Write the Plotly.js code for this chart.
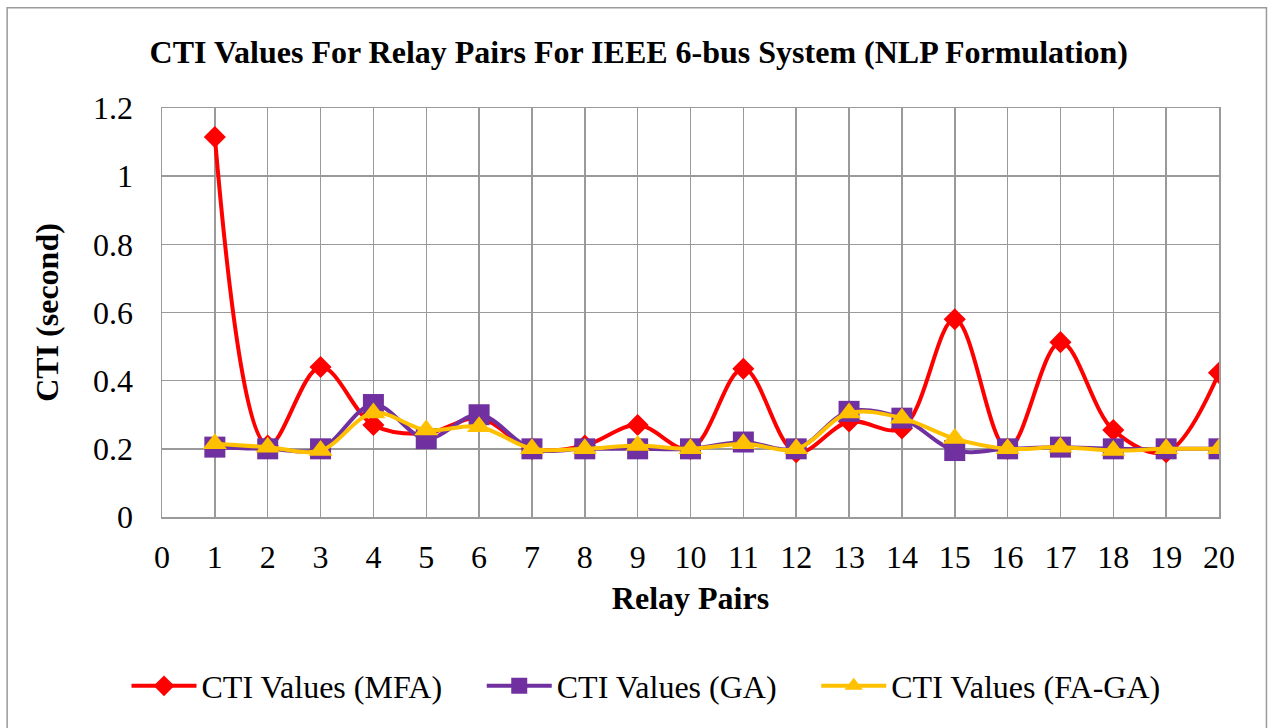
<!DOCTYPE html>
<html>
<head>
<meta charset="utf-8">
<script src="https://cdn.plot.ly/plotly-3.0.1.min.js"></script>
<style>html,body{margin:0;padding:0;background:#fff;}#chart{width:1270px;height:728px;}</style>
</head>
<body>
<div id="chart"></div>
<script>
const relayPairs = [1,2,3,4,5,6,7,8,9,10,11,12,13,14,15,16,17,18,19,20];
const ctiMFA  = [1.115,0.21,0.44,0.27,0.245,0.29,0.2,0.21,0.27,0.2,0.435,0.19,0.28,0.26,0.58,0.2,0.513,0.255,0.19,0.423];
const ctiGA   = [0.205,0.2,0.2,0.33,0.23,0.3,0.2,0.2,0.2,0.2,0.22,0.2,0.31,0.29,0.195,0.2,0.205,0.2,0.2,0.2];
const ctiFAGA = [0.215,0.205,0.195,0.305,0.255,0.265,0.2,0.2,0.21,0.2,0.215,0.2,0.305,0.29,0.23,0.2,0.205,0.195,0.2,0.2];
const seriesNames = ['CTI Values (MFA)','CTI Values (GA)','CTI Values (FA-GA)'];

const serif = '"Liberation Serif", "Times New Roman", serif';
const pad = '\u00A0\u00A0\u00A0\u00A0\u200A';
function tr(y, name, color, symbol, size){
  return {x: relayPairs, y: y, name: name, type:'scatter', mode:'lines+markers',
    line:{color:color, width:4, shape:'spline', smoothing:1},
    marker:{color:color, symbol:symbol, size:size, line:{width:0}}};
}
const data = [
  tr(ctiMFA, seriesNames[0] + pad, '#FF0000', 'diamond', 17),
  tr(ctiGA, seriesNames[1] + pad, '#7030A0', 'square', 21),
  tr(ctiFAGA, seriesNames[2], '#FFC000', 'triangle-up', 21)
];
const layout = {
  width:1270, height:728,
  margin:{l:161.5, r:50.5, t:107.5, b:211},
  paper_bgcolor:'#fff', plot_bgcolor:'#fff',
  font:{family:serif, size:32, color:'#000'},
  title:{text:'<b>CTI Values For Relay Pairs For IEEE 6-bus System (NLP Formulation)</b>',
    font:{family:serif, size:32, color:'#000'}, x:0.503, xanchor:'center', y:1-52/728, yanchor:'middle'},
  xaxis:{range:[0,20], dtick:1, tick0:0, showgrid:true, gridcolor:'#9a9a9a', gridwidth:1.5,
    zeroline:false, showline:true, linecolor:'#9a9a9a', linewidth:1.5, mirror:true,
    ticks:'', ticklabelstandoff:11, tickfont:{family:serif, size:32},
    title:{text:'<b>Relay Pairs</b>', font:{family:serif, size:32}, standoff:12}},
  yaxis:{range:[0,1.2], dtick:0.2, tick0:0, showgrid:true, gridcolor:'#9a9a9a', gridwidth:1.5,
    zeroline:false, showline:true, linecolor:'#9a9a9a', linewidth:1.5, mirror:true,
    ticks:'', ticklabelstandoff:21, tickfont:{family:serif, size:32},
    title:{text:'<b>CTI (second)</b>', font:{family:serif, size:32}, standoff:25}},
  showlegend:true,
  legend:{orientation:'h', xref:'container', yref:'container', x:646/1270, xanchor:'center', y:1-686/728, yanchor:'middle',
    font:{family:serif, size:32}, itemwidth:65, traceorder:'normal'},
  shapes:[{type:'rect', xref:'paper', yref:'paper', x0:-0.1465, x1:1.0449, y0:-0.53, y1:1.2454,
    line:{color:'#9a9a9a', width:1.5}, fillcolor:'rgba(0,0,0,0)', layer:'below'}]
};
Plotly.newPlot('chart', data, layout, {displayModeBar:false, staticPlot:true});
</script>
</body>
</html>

━━━

AIM OF THE EXERCISE: Tell how many lines hold the string "chart", giving the number and nothing else.

TASK ANSWER: 4